>> begin Provided data

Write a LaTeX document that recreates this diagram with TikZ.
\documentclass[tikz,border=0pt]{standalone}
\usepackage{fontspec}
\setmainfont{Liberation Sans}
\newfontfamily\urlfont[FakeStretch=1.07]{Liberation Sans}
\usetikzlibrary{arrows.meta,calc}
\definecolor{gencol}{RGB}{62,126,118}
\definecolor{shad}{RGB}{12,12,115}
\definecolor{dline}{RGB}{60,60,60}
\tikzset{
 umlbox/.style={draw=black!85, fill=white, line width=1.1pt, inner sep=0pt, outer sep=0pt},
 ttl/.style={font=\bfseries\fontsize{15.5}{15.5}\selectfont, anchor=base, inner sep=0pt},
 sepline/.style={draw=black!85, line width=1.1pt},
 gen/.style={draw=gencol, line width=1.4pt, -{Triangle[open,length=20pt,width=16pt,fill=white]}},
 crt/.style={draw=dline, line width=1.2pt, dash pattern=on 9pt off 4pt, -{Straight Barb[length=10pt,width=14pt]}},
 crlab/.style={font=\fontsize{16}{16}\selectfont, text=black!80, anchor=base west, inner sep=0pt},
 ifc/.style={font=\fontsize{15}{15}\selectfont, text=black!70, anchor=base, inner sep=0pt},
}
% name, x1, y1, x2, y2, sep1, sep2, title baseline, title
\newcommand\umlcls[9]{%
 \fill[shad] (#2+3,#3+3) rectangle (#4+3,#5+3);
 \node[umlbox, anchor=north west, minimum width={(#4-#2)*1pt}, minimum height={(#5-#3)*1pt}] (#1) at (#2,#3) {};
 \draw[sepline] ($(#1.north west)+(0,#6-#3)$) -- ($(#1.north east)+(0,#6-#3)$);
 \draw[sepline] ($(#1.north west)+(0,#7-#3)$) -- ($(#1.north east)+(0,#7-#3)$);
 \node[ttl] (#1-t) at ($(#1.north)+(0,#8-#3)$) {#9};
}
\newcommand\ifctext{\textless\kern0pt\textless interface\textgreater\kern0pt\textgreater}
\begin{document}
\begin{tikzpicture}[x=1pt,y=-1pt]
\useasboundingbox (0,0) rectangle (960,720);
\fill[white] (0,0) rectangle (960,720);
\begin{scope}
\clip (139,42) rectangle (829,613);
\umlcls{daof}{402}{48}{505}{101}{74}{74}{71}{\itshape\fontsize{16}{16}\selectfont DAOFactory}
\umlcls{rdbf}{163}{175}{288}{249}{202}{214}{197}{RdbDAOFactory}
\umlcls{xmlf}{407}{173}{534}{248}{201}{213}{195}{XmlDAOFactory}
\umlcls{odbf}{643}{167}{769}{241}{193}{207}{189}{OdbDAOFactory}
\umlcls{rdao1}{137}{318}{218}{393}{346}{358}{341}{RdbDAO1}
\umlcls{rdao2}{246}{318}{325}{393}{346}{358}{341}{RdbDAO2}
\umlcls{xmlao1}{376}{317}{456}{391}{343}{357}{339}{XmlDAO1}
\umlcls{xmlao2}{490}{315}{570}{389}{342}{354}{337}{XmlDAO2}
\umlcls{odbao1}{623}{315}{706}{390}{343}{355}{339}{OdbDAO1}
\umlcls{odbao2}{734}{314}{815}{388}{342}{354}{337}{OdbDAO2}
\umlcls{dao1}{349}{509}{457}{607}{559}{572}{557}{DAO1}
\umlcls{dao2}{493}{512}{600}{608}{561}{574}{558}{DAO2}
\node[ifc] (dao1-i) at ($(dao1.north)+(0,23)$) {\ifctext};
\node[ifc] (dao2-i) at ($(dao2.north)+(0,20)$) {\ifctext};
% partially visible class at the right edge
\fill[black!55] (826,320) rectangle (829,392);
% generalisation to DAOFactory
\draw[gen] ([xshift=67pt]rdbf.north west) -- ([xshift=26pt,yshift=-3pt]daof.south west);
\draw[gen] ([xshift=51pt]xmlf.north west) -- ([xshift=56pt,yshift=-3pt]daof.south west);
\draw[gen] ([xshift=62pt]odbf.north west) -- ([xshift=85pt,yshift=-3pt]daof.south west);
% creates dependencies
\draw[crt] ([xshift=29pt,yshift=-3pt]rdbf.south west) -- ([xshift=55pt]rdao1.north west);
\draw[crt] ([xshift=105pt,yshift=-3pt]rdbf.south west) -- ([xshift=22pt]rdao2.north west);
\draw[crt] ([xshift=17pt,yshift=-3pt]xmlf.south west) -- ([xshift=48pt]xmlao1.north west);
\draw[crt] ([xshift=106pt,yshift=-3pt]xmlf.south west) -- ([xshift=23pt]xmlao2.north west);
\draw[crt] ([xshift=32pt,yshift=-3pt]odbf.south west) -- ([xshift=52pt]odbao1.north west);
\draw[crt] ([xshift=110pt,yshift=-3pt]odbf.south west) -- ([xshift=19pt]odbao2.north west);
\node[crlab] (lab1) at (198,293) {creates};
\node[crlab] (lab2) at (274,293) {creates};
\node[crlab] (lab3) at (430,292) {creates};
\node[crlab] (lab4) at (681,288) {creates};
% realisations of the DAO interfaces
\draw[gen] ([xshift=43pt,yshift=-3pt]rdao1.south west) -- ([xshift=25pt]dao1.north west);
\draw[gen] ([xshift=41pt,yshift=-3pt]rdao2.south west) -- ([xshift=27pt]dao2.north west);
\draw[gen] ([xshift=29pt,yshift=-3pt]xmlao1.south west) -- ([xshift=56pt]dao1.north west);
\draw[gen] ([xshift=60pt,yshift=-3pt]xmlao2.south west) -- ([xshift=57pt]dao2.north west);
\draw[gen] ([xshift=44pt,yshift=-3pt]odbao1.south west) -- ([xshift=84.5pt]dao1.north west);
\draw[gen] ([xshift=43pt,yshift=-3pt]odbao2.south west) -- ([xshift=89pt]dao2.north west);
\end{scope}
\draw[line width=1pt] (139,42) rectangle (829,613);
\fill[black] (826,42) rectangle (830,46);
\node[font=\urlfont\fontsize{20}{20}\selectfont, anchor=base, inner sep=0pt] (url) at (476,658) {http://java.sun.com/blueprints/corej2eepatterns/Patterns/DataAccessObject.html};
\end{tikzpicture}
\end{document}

>> end Provided data

▶ **What the task asks**: Copy out the whole listing exactly as written.

▶ **Full answer**:
Write a LaTeX document that recreates this diagram with TikZ.
\documentclass[tikz,border=0pt]{standalone}
\usepackage{fontspec}
\setmainfont{Liberation Sans}
\newfontfamily\urlfont[FakeStretch=1.07]{Liberation Sans}
\usetikzlibrary{arrows.meta,calc}
\definecolor{gencol}{RGB}{62,126,118}
\definecolor{shad}{RGB}{12,12,115}
\definecolor{dline}{RGB}{60,60,60}
\tikzset{
 umlbox/.style={draw=black!85, fill=white, line width=1.1pt, inner sep=0pt, outer sep=0pt},
 ttl/.style={font=\bfseries\fontsize{15.5}{15.5}\selectfont, anchor=base, inner sep=0pt},
 sepline/.style={draw=black!85, line width=1.1pt},
 gen/.style={draw=gencol, line width=1.4pt, -{Triangle[open,length=20pt,width=16pt,fill=white]}},
 crt/.style={draw=dline, line width=1.2pt, dash pattern=on 9pt off 4pt, -{Straight Barb[length=10pt,width=14pt]}},
 crlab/.style={font=\fontsize{16}{16}\selectfont, text=black!80, anchor=base west, inner sep=0pt},
 ifc/.style={font=\fontsize{15}{15}\selectfont, text=black!70, anchor=base, inner sep=0pt},
}
% name, x1, y1, x2, y2, sep1, sep2, title baseline, title
\newcommand\umlcls[9]{%
 \fill[shad] (#2+3,#3+3) rectangle (#4+3,#5+3);
 \node[umlbox, anchor=north west, minimum width={(#4-#2)*1pt}, minimum height={(#5-#3)*1pt}] (#1) at (#2,#3) {};
 \draw[sepline] ($(#1.north west)+(0,#6-#3)$) -- ($(#1.north east)+(0,#6-#3)$);
 \draw[sepline] ($(#1.north west)+(0,#7-#3)$) -- ($(#1.north east)+(0,#7-#3)$);
 \node[ttl] (#1-t) at ($(#1.north)+(0,#8-#3)$) {#9};
}
\newcommand\ifctext{\textless\kern0pt\textless interface\textgreater\kern0pt\textgreater}
\begin{document}
\begin{tikzpicture}[x=1pt,y=-1pt]
\useasboundingbox (0,0) rectangle (960,720);
\fill[white] (0,0) rectangle (960,720);
\begin{scope}
\clip (139,42) rectangle (829,613);
\umlcls{daof}{402}{48}{505}{101}{74}{74}{71}{\itshape\fontsize{16}{16}\selectfont DAOFactory}
\umlcls{rdbf}{163}{175}{288}{249}{202}{214}{197}{RdbDAOFactory}
\umlcls{xmlf}{407}{173}{534}{248}{201}{213}{195}{XmlDAOFactory}
\umlcls{odbf}{643}{167}{769}{241}{193}{207}{189}{OdbDAOFactory}
\umlcls{rdao1}{137}{318}{218}{393}{346}{358}{341}{RdbDAO1}
\umlcls{rdao2}{246}{318}{325}{393}{346}{358}{341}{RdbDAO2}
\umlcls{xmlao1}{376}{317}{456}{391}{343}{357}{339}{XmlDAO1}
\umlcls{xmlao2}{490}{315}{570}{389}{342}{354}{337}{XmlDAO2}
\umlcls{odbao1}{623}{315}{706}{390}{343}{355}{339}{OdbDAO1}
\umlcls{odbao2}{734}{314}{815}{388}{342}{354}{337}{OdbDAO2}
\umlcls{dao1}{349}{509}{457}{607}{559}{572}{557}{DAO1}
\umlcls{dao2}{493}{512}{600}{608}{561}{574}{558}{DAO2}
\node[ifc] (dao1-i) at ($(dao1.north)+(0,23)$) {\ifctext};
\node[ifc] (dao2-i) at ($(dao2.north)+(0,20)$) {\ifctext};
% partially visible class at the right edge
\fill[black!55] (826,320) rectangle (829,392);
% generalisation to DAOFactory
\draw[gen] ([xshift=67pt]rdbf.north west) -- ([xshift=26pt,yshift=-3pt]daof.south west);
\draw[gen] ([xshift=51pt]xmlf.north west) -- ([xshift=56pt,yshift=-3pt]daof.south west);
\draw[gen] ([xshift=62pt]odbf.north west) -- ([xshift=85pt,yshift=-3pt]daof.south west);
% creates dependencies
\draw[crt] ([xshift=29pt,yshift=-3pt]rdbf.south west) -- ([xshift=55pt]rdao1.north west);
\draw[crt] ([xshift=105pt,yshift=-3pt]rdbf.south west) -- ([xshift=22pt]rdao2.north west);
\draw[crt] ([xshift=17pt,yshift=-3pt]xmlf.south west) -- ([xshift=48pt]xmlao1.north west);
\draw[crt] ([xshift=106pt,yshift=-3pt]xmlf.south west) -- ([xshift=23pt]xmlao2.north west);
\draw[crt] ([xshift=32pt,yshift=-3pt]odbf.south west) -- ([xshift=52pt]odbao1.north west);
\draw[crt] ([xshift=110pt,yshift=-3pt]odbf.south west) -- ([xshift=19pt]odbao2.north west);
\node[crlab] (lab1) at (198,293) {creates};
\node[crlab] (lab2) at (274,293) {creates};
\node[crlab] (lab3) at (430,292) {creates};
\node[crlab] (lab4) at (681,288) {creates};
% realisations of the DAO interfaces
\draw[gen] ([xshift=43pt,yshift=-3pt]rdao1.south west) -- ([xshift=25pt]dao1.north west);
\draw[gen] ([xshift=41pt,yshift=-3pt]rdao2.south west) -- ([xshift=27pt]dao2.north west);
\draw[gen] ([xshift=29pt,yshift=-3pt]xmlao1.south west) -- ([xshift=56pt]dao1.north west);
\draw[gen] ([xshift=60pt,yshift=-3pt]xmlao2.south west) -- ([xshift=57pt]dao2.north west);
\draw[gen] ([xshift=44pt,yshift=-3pt]odbao1.south west) -- ([xshift=84.5pt]dao1.north west);
\draw[gen] ([xshift=43pt,yshift=-3pt]odbao2.south west) -- ([xshift=89pt]dao2.north west);
\end{scope}
\draw[line width=1pt] (139,42) rectangle (829,613);
\fill[black] (826,42) rectangle (830,46);
\node[font=\urlfont\fontsize{20}{20}\selectfont, anchor=base, inner sep=0pt] (url) at (476,658) {http://java.sun.com/blueprints/corej2eepatterns/Patterns/DataAccessObject.html};
\end{tikzpicture}
\end{document}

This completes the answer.